* [WHAT THE TASK ASKS] Locate the lines that hold the string "this". Copy every such line.

[Start SUPPLIED DATA]

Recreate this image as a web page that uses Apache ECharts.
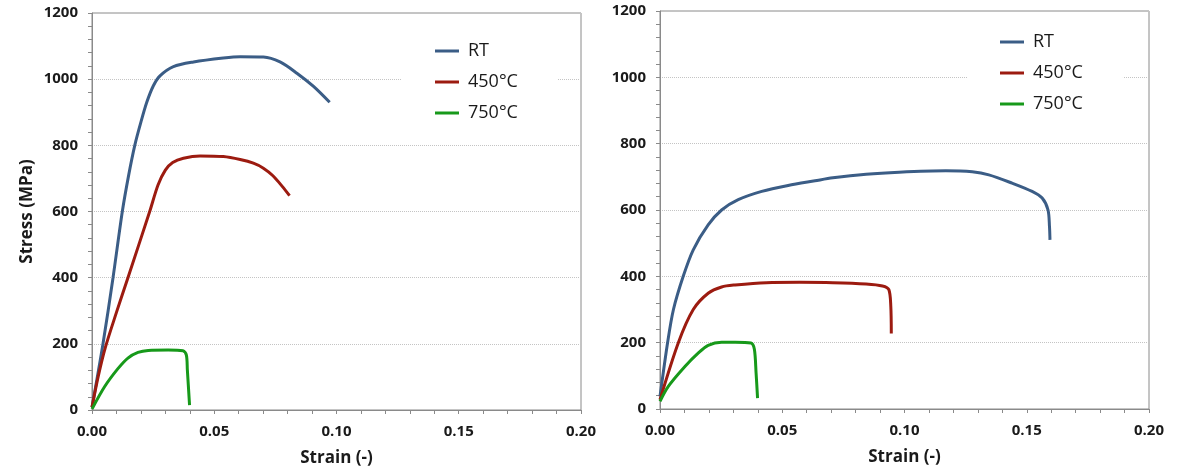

[End SUPPLIED DATA]
[Start SUPPLIED DATA]

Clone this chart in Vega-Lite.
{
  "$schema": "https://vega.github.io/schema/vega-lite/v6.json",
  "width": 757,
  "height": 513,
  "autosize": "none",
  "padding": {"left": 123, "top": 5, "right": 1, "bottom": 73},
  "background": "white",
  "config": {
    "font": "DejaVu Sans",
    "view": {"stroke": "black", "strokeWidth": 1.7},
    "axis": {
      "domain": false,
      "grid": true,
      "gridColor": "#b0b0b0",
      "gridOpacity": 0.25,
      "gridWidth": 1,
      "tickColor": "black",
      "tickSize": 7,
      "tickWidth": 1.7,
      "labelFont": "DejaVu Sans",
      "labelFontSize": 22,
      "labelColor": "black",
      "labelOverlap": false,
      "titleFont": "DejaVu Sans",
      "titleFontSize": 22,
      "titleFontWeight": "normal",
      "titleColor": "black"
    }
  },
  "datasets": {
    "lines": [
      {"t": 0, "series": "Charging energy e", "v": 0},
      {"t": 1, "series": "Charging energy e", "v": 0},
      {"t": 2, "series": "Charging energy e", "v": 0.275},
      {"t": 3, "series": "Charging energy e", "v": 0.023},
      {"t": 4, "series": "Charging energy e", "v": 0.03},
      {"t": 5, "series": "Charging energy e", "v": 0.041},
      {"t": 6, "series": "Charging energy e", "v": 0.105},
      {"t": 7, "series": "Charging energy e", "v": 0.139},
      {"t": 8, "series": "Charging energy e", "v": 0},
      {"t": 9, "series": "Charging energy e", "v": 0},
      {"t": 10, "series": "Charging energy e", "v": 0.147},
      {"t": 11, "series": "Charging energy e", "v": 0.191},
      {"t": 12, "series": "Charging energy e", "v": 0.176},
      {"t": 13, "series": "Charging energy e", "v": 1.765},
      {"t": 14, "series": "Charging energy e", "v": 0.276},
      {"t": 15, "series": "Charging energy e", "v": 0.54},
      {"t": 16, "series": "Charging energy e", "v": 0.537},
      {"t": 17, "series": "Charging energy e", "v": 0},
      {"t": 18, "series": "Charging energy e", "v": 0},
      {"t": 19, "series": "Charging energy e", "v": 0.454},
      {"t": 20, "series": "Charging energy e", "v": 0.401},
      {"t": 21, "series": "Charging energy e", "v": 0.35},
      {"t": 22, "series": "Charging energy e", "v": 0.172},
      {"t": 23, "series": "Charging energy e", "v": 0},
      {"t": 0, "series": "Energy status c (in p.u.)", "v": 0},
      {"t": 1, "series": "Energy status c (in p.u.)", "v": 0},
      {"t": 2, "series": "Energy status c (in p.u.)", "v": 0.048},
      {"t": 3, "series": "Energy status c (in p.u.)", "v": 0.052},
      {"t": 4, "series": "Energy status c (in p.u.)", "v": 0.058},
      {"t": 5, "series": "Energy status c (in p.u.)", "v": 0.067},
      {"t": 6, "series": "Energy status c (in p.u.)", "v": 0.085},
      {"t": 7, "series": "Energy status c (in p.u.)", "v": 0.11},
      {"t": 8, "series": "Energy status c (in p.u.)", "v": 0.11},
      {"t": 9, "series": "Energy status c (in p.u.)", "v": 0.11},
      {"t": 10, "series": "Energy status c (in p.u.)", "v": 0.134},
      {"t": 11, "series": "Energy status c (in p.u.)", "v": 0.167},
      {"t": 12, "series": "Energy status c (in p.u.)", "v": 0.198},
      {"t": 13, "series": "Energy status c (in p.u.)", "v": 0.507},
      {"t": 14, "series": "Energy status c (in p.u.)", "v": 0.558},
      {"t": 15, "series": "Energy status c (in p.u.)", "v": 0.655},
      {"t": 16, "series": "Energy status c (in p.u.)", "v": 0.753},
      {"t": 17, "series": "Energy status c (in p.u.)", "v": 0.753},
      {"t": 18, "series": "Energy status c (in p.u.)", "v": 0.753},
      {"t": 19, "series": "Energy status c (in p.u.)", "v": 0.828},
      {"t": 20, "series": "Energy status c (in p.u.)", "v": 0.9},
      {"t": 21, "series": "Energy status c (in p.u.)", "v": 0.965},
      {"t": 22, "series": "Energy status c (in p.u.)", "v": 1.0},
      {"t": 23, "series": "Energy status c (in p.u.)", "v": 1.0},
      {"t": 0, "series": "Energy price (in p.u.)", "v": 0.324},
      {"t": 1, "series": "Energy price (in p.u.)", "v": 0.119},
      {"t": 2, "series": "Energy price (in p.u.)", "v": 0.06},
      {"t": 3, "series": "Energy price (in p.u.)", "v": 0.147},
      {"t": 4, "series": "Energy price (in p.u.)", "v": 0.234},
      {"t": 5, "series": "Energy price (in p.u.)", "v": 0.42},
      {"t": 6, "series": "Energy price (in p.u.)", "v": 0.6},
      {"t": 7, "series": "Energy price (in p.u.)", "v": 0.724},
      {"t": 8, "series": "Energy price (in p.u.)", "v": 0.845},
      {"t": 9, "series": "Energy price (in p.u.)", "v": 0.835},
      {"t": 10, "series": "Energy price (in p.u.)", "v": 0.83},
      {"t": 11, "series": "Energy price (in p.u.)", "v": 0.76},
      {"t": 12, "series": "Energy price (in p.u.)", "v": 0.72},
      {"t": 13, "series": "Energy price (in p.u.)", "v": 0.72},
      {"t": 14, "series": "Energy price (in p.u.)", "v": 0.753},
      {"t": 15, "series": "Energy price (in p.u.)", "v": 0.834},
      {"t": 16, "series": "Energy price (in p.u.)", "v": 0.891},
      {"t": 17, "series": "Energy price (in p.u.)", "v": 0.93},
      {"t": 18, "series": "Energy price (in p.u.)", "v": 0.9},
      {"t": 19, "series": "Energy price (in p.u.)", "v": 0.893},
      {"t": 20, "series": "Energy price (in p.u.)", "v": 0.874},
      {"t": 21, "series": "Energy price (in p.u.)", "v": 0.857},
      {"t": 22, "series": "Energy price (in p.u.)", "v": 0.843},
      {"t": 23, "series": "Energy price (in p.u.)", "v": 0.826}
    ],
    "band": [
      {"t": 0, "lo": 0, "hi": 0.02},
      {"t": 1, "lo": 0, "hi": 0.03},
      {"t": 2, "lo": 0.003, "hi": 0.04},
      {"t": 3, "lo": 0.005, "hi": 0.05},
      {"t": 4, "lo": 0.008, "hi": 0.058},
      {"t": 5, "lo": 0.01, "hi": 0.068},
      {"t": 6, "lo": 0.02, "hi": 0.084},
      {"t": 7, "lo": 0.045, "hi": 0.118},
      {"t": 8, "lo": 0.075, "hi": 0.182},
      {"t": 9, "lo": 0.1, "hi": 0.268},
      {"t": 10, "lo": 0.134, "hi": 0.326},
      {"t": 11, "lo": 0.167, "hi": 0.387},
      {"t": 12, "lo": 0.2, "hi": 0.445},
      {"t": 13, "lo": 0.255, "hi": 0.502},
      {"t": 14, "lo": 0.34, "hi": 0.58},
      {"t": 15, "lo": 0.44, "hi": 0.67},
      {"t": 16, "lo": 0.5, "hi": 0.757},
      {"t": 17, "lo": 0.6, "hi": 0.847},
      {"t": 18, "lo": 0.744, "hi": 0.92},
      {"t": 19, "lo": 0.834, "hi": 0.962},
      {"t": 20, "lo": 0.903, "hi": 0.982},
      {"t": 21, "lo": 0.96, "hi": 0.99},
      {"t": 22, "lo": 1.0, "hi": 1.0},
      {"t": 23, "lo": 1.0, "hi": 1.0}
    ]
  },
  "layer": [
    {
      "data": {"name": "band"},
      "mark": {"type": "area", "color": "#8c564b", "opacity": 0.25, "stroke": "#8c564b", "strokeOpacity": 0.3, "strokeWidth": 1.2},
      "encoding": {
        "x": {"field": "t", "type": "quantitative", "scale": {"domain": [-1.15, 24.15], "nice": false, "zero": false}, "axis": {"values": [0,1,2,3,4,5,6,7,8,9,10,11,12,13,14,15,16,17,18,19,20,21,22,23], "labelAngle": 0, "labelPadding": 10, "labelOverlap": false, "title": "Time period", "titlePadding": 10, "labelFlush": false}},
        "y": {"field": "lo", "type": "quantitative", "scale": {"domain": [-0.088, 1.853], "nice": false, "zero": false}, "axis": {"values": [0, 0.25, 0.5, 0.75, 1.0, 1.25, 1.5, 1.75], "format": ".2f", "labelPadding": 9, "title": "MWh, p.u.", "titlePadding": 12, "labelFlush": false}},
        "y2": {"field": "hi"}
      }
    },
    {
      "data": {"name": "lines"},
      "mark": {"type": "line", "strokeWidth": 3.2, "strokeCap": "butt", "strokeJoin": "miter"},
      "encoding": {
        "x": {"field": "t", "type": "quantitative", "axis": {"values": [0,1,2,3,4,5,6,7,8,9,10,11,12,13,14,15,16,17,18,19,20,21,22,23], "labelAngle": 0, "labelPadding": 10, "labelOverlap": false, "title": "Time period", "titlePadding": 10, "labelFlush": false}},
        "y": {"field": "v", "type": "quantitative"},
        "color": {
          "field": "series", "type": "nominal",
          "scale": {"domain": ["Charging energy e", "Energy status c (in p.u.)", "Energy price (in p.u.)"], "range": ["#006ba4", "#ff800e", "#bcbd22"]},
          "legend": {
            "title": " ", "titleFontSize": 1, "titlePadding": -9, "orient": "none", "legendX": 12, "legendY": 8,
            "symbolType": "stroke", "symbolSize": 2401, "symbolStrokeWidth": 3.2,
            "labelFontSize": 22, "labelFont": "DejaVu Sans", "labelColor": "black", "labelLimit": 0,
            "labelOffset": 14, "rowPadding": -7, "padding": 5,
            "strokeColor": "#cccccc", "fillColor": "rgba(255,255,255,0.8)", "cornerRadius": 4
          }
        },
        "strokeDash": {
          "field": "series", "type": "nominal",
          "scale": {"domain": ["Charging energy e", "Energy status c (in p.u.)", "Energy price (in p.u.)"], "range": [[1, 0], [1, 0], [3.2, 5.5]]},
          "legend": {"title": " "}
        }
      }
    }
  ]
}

[End SUPPLIED DATA]

* [RESULT]
Recreate this image as a web page that uses Apache ECharts.
Clone this chart in Vega-Lite.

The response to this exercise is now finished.